On a technical note, Bullish Advisors are at 46.2% with Bearish Advisors at 28.0% and a bullish move compared to last week, which was at 43.5% and 30.4% respectively. The bearish sentiment was as high as I have seen it since the bull run ensued. The VIX/VXN trends are both keeping to their bullish flag like chart patterns. CBOE Equity P/C Ratio is at .722 with a 21DMA of .704 and the range is ever tightening. Like a coil, it is bound to spring to an extreme one way or the other someday soon. The RSI 5-Days and RSI 5-Wks are Neutral across the board with the exception of the RSI 5-days on the DJIA being Oversold. The $NASI Daily (Summation), The $NAMO Daily (McClellan), The $NAHL Daily (Highs/Lows), The $NAAD Daily (Advance/Decline) and BP%'s are all in downward trends where the 50DMA has clearly crossed under the 200DMA. The VIX has a 50DMA cross above the 200DMA, may be noteworthy…
Charts for all of the indicators mentioned are posted below for your viewing pleasure…
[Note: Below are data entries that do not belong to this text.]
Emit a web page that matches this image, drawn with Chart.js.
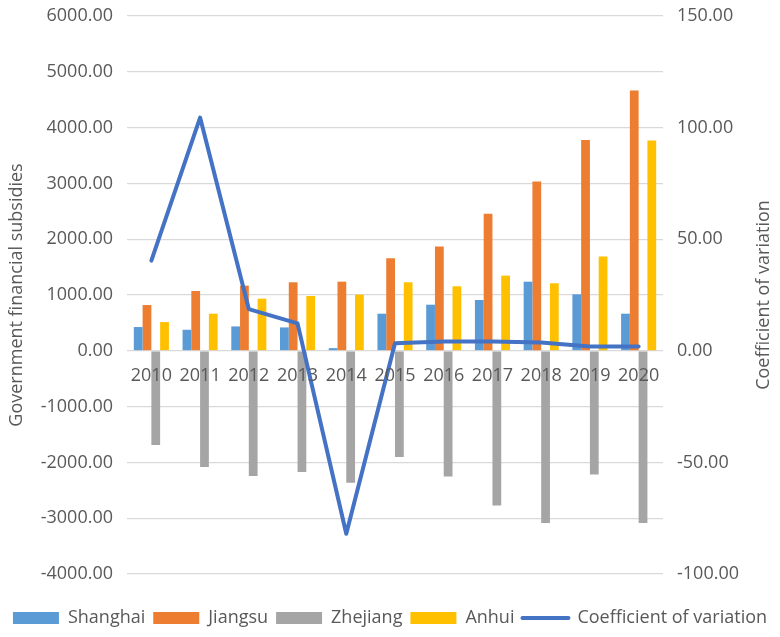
<!DOCTYPE html>
<html>
<head>
<meta charset="utf-8">
<script src="https://cdn.jsdelivr.net/npm/chart.js@4/dist/chart.umd.min.js"></script>
<style>
  html, body { margin: 0; padding: 0; background: #fff; }
  #wrap { width: 780px; height: 637px; }
</style>
</head>
<body>
<div id="wrap"><canvas id="chart" width="780" height="637"></canvas></div>
<script>
const years = ['2010', '2011', '2012', '2013', '2014', '2015', '2016', '2017', '2018', '2019', '2020']
const shanghai = [426, 377, 437, 419, 48, 665, 826, 910, 1239, 1012, 665]
const jiangsu = [820, 1072, 1168, 1228, 1239, 1659, 1868, 2455, 3036, 3778, 4665]
const zhejiang = [-1689, -2084, -2245, -2174, -2365, -1904, -2251, -2772, -3084, -2216, -3084]
const anhui = [515, 665, 934, 982, 1006, 1228, 1156, 1347, 1210, 1689, 3767]
const cv = [40.4, 104.5, 18.7, 12.3, -82.0, 3.4, 4.2, 4.2, 3.7, 1.9, 1.9]

const textColor = '#595959'
const gridColor = '#d9d9d9'
const fontFamily = "'Open Sans', sans-serif"

Chart.defaults.font.family = fontFamily
Chart.defaults.font.size = 18
Chart.defaults.color = textColor

// right axis title reads bottom-to-top like Excel, so draw it ourselves
const rightTitle = {
  id: 'rightTitle',
  afterDraw(chart) {
    const { ctx, chartArea } = chart
    ctx.save()
    ctx.translate(764, (chartArea.top + chartArea.bottom) / 2)
    ctx.rotate(-Math.PI / 2)
    ctx.font = '18px ' + fontFamily
    ctx.fillStyle = textColor
    ctx.textAlign = 'center'
    ctx.textBaseline = 'middle'
    ctx.fillText('Coefficient of variation', 0, 0)
    ctx.restore()
  },
}

const bar = (label, data, color) => ({
  label,
  data,
  backgroundColor: color,
  borderWidth: 0,
  yAxisID: 'y',
  order: 1,
})

// fixed axis widths so the plot area sits where the reference has it
const fixWidth = (w) => (scale) => {
  scale.width = w
  scale.paddingTop = 0
  scale.paddingBottom = 0
}

new Chart(document.getElementById('chart'), {
  type: 'bar',
  data: {
    labels: years,
    datasets: [
      bar('Shanghai', shanghai, '#5B9BD5'),
      bar('Jiangsu', jiangsu, '#ED7D31'),
      bar('Zhejiang', zhejiang, '#A5A5A5'),
      bar('Anhui', anhui, '#FFC000'),
      {
        type: 'line',
        label: 'Coefficient of variation',
        data: cv,
        borderColor: '#4472C4',
        backgroundColor: '#4472C4',
        borderWidth: 4,
        pointRadius: 0,
        tension: 0,
        borderCapStyle: 'round',
        borderJoinStyle: 'round',
        yAxisID: 'y1',
        order: 0,
      },
    ],
  },
  options: {
    responsive: false,
    animation: false,
    categoryPercentage: 0.72,
    barPercentage: 1,
    layout: { padding: { top: 16, bottom: 0, left: 0, right: 0 } },
    plugins: {
      tooltip: { enabled: false },
      legend: {
        position: 'bottom',
        labels: {
          usePointStyle: true,
          pointStyleWidth: 46,
          boxHeight: 12,
          padding: 8,
          color: textColor,
          font: { size: 18 },
          generateLabels(chart) {
            const items = Chart.defaults.plugins.legend.labels.generateLabels(chart)
            items.sort((a, b) => a.datasetIndex - b.datasetIndex)
            return items.map((item) => {
              if (item.datasetIndex === 4) {
                item.pointStyle = 'line'
                item.lineWidth = 4
                item.strokeStyle = '#4472C4'
                item.lineCap = 'round'
              } else {
                item.pointStyle = 'rect'
                item.lineWidth = 0
              }
              return item
            })
          },
        },
      },
    },
    scales: {
      x: {
        position: { y: 0 },
        grid: { display: false, drawTicks: false },
        border: { display: false },
        ticks: { z: 1, padding: 14, maxRotation: 0, autoSkip: false, color: textColor },
      },
      xpad: {
        type: 'category',
        axis: 'x',
        position: 'bottom',
        grid: { display: false, drawTicks: false },
        border: { display: false },
        ticks: { display: false },
        afterFit(scale) {
          scale.height = 27
        },
      },
      y: {
        position: 'left',
        min: -4000,
        max: 6000,
        grid: { color: gridColor, lineWidth: 1.3, drawTicks: false },
        border: { display: false },
        ticks: {
          stepSize: 1000,
          padding: 14,
          color: textColor,
          callback: (v) => v.toFixed(2),
        },
        title: {
          display: true,
          text: 'Government financial subsidies',
          color: textColor,
          font: { size: 18 },
          padding: { top: 6, bottom: 0 },
        },
        afterFit: fixWidth(127),
      },
      y1: {
        position: 'right',
        min: -100,
        max: 150,
        grid: { display: false, drawTicks: false },
        border: { display: false },
        ticks: {
          stepSize: 50,
          padding: 14,
          color: textColor,
          callback: (v) => v.toFixed(2),
        },
        afterFit: fixWidth(117),
      },
    },
  },
  plugins: [rightTitle],
})
</script>
</body>
</html>
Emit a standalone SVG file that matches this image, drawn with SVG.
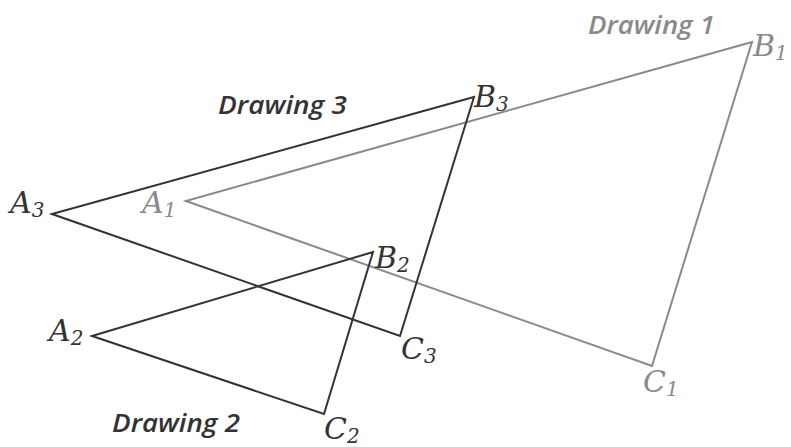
<svg xmlns="http://www.w3.org/2000/svg" width="791" height="447" viewBox="0 0 791 447">
<style>
.bg{fill:#fff}
.tri{fill:none;stroke-width:2;stroke-linejoin:miter}
.g{stroke:#8a8a8a}
.d{stroke:#333}
.v{font-family:"DejaVu Serif","Liberation Serif",serif;font-style:italic;font-size:30px}
.s{font-size:20px}
.lab{font-family:"Open Sans","Liberation Sans",sans-serif;font-style:italic;font-weight:600;font-size:26px}
.tg{fill:#8a8a8a}
.td{fill:#333}
</style>
<rect class="bg" x="0" y="0" width="791" height="447"/>
<g id="connectors">
<polygon id="drawing1-tri" class="tri g" points="186,201 752,42 652,366"/>
<polygon id="drawing3-tri" class="tri d" points="52,214 474,97 400,336"/>
<polygon id="drawing2-tri" class="tri d" points="92,336 373,252 324,414"/>
</g>
<g id="drawing1">
<text class="lab tg" x="588" y="34" textLength="127" lengthAdjust="spacingAndGlyphs">Drawing 1</text>
<text id="B1" class="v tg" x="753" y="56">B<tspan class="s" dy="4">1</tspan></text>
<text id="A1" class="v tg" x="142" y="213">A<tspan class="s" dy="4">1</tspan></text>
<text id="C1" class="v tg" x="643" y="392">C<tspan class="s" dy="4">1</tspan></text>
</g>
<g id="drawing3">
<text class="lab td" x="218" y="114" textLength="129" lengthAdjust="spacingAndGlyphs">Drawing 3</text>
<text id="B3" class="v td" x="474" y="107">B<tspan class="s" dy="4">3</tspan></text>
<text id="A3" class="v td" x="10" y="213">A<tspan class="s" dy="4">3</tspan></text>
<text id="C3" class="v td" x="401" y="359">C<tspan class="s" dy="4">3</tspan></text>
</g>
<g id="drawing2">
<text class="lab td" x="112" y="432" textLength="128" lengthAdjust="spacingAndGlyphs">Drawing 2</text>
<text id="B2" class="v td" x="375" y="268">B<tspan class="s" dy="4">2</tspan></text>
<text id="A2" class="v td" x="49" y="341">A<tspan class="s" dy="4">2</tspan></text>
<text id="C2" class="v td" x="324" y="439">C<tspan class="s" dy="4">2</tspan></text>
</g>
</svg>
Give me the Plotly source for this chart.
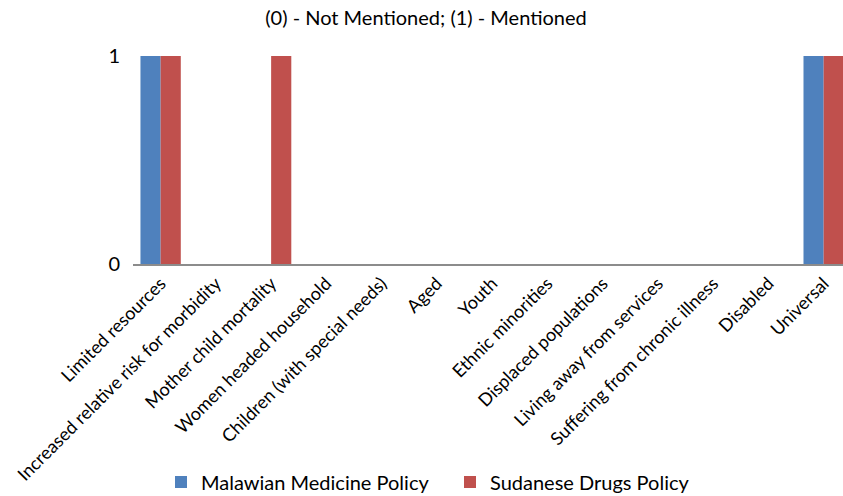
import plotly.graph_objects as go

categories = [
    "Limited resources",
    "Increased relative risk for morbidity",
    "Mother child mortality",
    "Women headed household",
    "Children (with special needs)",
    "Aged",
    "Youth",
    "Ethnic minorities",
    "Displaced populations",
    "Living away from services",
    "Suffering from chronic illness",
    "Disabled",
    "Universal",
]
malawian = [1, 0, 0, 0, 0, 0, 0, 0, 0, 0, 0, 0, 1]
sudanese = [1, 0, 1, 0, 0, 0, 0, 0, 0, 0, 0, 0, 1]
y_ticks = [0, 1]

FONT = "Lato, Open Sans, sans-serif"

fig = go.Figure()
fig.add_trace(go.Bar(name="Malawian Medicine Policy", x=categories, y=malawian,
                     marker=dict(color="#4F81BD", line=dict(width=0))))
fig.add_trace(go.Bar(name="Sudanese Drugs Policy", x=categories, y=sudanese,
                     marker=dict(color="#C0504D", line=dict(width=0))))

fig.update_layout(
    width=843, height=496,
    barmode="group", bargap=0.27, bargroupgap=0,
    plot_bgcolor="white", paper_bgcolor="white",
    margin=dict(l=133, r=0, t=56, b=232),
    font=dict(family=FONT, size=18, color="#000000"),
    title=dict(text="(0) - Not Mentioned; (1) - Mentioned", x=426 / 843,
               xanchor="center", xref="container",
               y=1 - 18 / 496, yanchor="middle", yref="container",
               font=dict(family=FONT, size=20, color="#000000")),
    legend=dict(orientation="h", x=(172 - 11) / 843, xanchor="left", xref="container",
                y=1 - 482 / 496, yanchor="middle", yref="container",
                font=dict(family=FONT, size=20), itemwidth=30,
                entrywidth=244, entrywidthmode="pixels",
                traceorder="normal"),
    showlegend=True,
)
fig.update_xaxes(
    range=[-0.5, 12.35], tickangle=-45, showline=True, linecolor="#8c8c8c",
    linewidth=2, showgrid=False, ticks="", tickfont=dict(family=FONT, size=18),
    automargin=False,
)
fig.update_yaxes(
    range=[0, 1], tickvals=y_ticks, ticktext=[str(v) for v in y_ticks],
    showgrid=True, gridcolor="#c5cfe8", gridwidth=1, zeroline=False,
    showline=False, ticks="", ticklabelstandoff=12,
    tickfont=dict(family=FONT, size=20), automargin=False,
)

fig.write_html("out.html")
NOTE: I continue to hold a USPIX position, which I will flip to UOPIX when appropriate.
Disclaimer: This disclosure is not a recommendation to buy or sell or to do as I do. It is only to give my thoughts on current market conditions and share the positions that I am holding for tracking purposes only. I am not a day trader and only attempt to identify up/down trends and play the swings.